Contrary to common belief, the presumption of innocence applies only inside a courtroom. It has no applicability elsewhere, although the media do not seem to be aware of this. Even the editorial sections of major American newspapers frequently express the view, in reference to a pending case, that "we"--meaning the editors and their readers--have to presume that so-and-so is innocent. To illustrate that the presumption does not apply outside the courtroom, let's say an employer has evidence that an employee has committed theft. If the employer had to presume the person were innocent, he obviously couldn't fire the employee or do anything at all. But of course he not only can fire or demote the employee, he can report him to the authorities.
Actually, even in court the are problems with the presumption of innocence. The presumption of innocence, we all know, is a hallowed doctrine that separates us from repressive regimes. It's the foundation, in fact, for the rule that is the bedrock of our system of justice--that a defendant can be convicted of a crime only if his guilt has been proved beyond a reasonable doubt. However, legal presumptions are based on the rationale of probability. Under certain situations, experience has shown that when fact "A" is present, the presence of "B" should be presumed to exist unless and until an adverse party disproves it. For example, a letter correctly addressed and properly mailed is presumed to have been received in the ordinary course of mail delivery. But when we apply this underlying basis of probability for a legal presumption to the presumption of innocence, the presumption, it would seem, should fall. Conviction rates show that it is ridiculous to presume that when the average defendant is arrested, charged with a crime, and brought to trial, he is usually innocent. But obviously, the converse presumption that a defendant is presumed to be guilty would be far worse and, indeed, intolerable. Our system, for readily apparent reasons, is far superior to those in nations, mostly totalitarian, which presume an arrested person is guilty and place the burden on the accused to prove his innocence.
The solution would seem to be simply to eliminate the presumption-of-innocence instruction to the jury, keeping those two necessary corollaries of the presumption which do have enormous merit: first, the fact that the defendant has been arrested for and charged with a crime is no evidence of his guilt and should not be used against him; and second and more important, under our system of justice the prosecution has the burden of proving guilt. The defendant has no burden to prove his innocence. It is one thing to say that the defendant does not have to prove his innocence, and that in the absence of affirmative proof of guilt he is entitled to a not-guilty verdict even if he presented no evidence of his innocence at all. To go a step further, however, and say that he is legally presumed to be innocent when he has just been brought to court in handcuffs or with a deputy sheriff at his side seems to be hollow rhetoric. One day a defendant is going to stand up in court and tell the judge, "Your Honor, if I am legally presumed to be-innocent, why have I been arrested for this crime, why has a criminal complaint been filed against me, and why am I now here in court being tried?"
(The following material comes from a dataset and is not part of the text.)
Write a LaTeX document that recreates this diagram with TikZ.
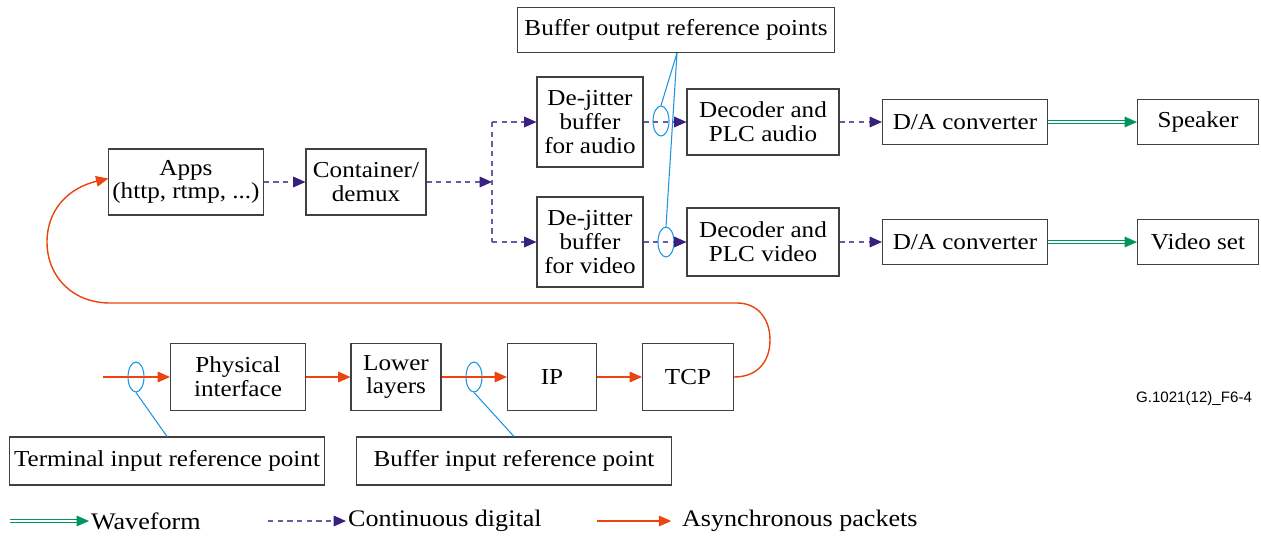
\documentclass[tikz,border=0pt]{standalone}
\usepackage{fontspec}
\setmainfont{Liberation Serif}[FakeStretch=1.1]
\newfontfamily\tagfont{Liberation Sans}
\usepackage{tikz}
\usetikzlibrary{arrows.meta,positioning,shapes.geometric}
\usepackage{xcolor}
\definecolor{pktred}{HTML}{EC4410}
\definecolor{digline}{HTML}{6A5AA8}
\definecolor{digtip}{HTML}{3A1F7C}
\definecolor{wavegreen}{HTML}{00955A}
\definecolor{refblue}{HTML}{1B95E0}

\begin{document}
\begin{tikzpicture}[
    x=0.02cm, y=-0.02cm,
    block/.style={draw=black!75, line width=0.6pt, align=center, inner sep=2pt,
      font=\fontsize{13}{13.5}\selectfont},
    refpt/.style={draw=refblue, ellipse, line width=0.6pt, inner sep=0pt,
      minimum width=0.32cm, minimum height=0.6cm},
    tie/.style={draw=refblue, line width=0.6pt},
    pkt/.style={draw=pktred, line width=0.8pt, -{Triangle[length=7pt, width=6pt]}},
    dig/.style={draw=digline, line width=0.8pt, dash pattern=on 3pt off 2.5pt,
      -{Triangle[length=7pt, width=6pt, color=digtip]}},
    wave/.style={draw=wavegreen, double=white, double distance=0.9pt, line width=0.6pt,
      -{Triangle[length=7pt, width=6pt, color=wavegreen]}},
    lbl/.style={anchor=west, inner sep=1pt, font=\fontsize{13.5}{14}\selectfont},
  ]
  \useasboundingbox (0,0) rectangle (1261,535);

  % Output side: buffers, decoders, converters
  \node[block, minimum width=6.34cm, minimum height=0.9cm] (bout) at (676,30) {Buffer output reference points};
  \node[block, minimum width=2.12cm, minimum height=1.8cm] (djA) at (590,122) {De-jitter\\buffer\\for audio};
  \node[block, minimum width=2.12cm, minimum height=1.8cm] (djV) at (590,242) {De-jitter\\buffer\\for video};
  \node[block, minimum width=3.04cm, minimum height=1.32cm] (decA) at (763,122) {Decoder and\\PLC audio};
  \node[block, minimum width=3.04cm, minimum height=1.36cm] (decV) at (763,242) {Decoder and\\PLC video};
  \node[block, minimum width=3.3cm, minimum height=0.9cm] (daA) at (965,122) {D/A converter};
  \node[block, minimum width=3.3cm, minimum height=0.9cm] (daV) at (965,242) {D/A converter};
  \node[block, minimum width=2.42cm, minimum height=0.9cm] (spk) at (1198,122) {Speaker};
  \node[block, minimum width=2.42cm, minimum height=0.9cm] (vset) at (1198,242) {Video set};

  % Apps and demux
  \node[block, minimum width=3.04cm, minimum height=1.32cm] (apps) at (186,182) {Apps\\(http, rtmp, ...)};
  \node[block, minimum width=2.4cm, minimum height=1.32cm] (demux) at (366,182) {Container/\\demux};

  % Input side: protocol stack
  \node[block, minimum width=2.7cm, minimum height=1.34cm] (phy) at (238,377) {Physical\\interface};
  \node[block, minimum width=1.8cm, minimum height=1.34cm] (low) at (396,377) {Lower\\layers};
  \node[block, minimum width=1.78cm, minimum height=1.34cm] (ip) at (552,377) {IP};
  \node[block, minimum width=1.82cm, minimum height=1.34cm] (tcp) at (688,377) {TCP};
  \node[block, minimum width=6.32cm, minimum height=0.96cm] (tirp) at (167,461) {Terminal input reference point};
  \node[block, minimum width=6.3cm, minimum height=0.96cm] (birp) at (514,461) {Buffer input reference point};

  % Reference point markers
  \node[refpt] (eA) at (661,121) {};
  \node[refpt] (eV) at (666,242) {};
  \node[refpt] (eT) at (136,377) {};
  \node[refpt] (eB) at (474,377) {};
  \coordinate (bo) at (677,53);
  \draw[tie] (bo) -- (eA.north);
  \draw[tie] (bo) -- (eV.north);
  \draw[tie] (eT.south) -- (tirp.north);
  \draw[tie] (eB.south) -- (birp.north);

  % Asynchronous packets
  \coordinate (in) at (103,377);
  \draw[pkt] (in) -- (phy);
  \draw[pkt] (phy) -- (low);
  \draw[pkt] (low) -- (ip);
  \draw[pkt] (ip) -- (tcp);
  \draw[pkt] (tcp.east) .. controls (757,377) and (770,362) .. (770,340)
    .. controls (770,318) and (757,303) .. (737,303) -- (110,303)
    .. controls (72,303) and (47,276) .. (47,242)
    .. controls (47,210) and (68,188) .. ([yshift=2pt]apps.west);

  % Continuous digital
  \coordinate (sp) at (492,182);
  \coordinate (spA) at (492,122);
  \coordinate (spV) at (492,242);
  \draw[dig] (apps) -- (demux);
  \draw[dig] (demux) -- (sp);
  \draw[dig, -] (spA) -- (spV);
  \draw[dig] (spA) -- (djA);
  \draw[dig] (spV) -- (djV);
  \draw[dig] (djA) -- (decA);
  \draw[dig] (djV) -- (decV);
  \draw[dig] (decA) -- (daA);
  \draw[dig] (decV) -- (daV);

  % Waveform
  \draw[wave] (daA) -- (spk);
  \draw[wave] (daV) -- (vset);

  % Figure tag
  \node[font=\tagfont\fontsize{8.6}{10}\selectfont] (tag) at (1194,399) {G.1021(12)\_F6-4};

  % Legend
  \node[lbl] (lgW) at (89,521) {Waveform};
  \node[lbl] (lgD) at (346,521) {Continuous digital};
  \node[lbl] (lgP) at (680,521) {Asynchronous packets};
  \coordinate (lw) at (10,521);
  \coordinate (ld) at (268,521);
  \coordinate (lp) at (597,521);
  \draw[wave] (lw) -- (lgW.west);
  \draw[dig] (ld) -- (lgD.west);
  \draw[pkt] (lp) -- ([xshift=-5pt]lgP.west);
\end{tikzpicture}
\end{document}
As any seasoned criminal trial lawyer will attest, most juries see through the transparent fiction of the presumption of innocence. Whether they verbalize it or not, as reasonable human beings they know that if the defendant seated at the counsel table in front of them were truly presumed to be innocent in the eyes of the law, they would not have been empaneled to hear and adjudicate the charges brought against the defendant by the law. It is even possible that the articulation of the presumption of innocence by the judge to the jury may, on balance, work to the detriment of the accused. If the jury knows the presumption of innocence is a legal fiction, yet the judge intones the presumption to them in a very sober manner, and with the straightest of countenances, could it be that he thereby loses a speck of credibility in their eyes? And when he subsequently instructs them on those matters which are legally sound and designed by the law to protect the rights of the defendant (e.g., the doctrine of reasonable doubt), they may not take his words as seriously as they should?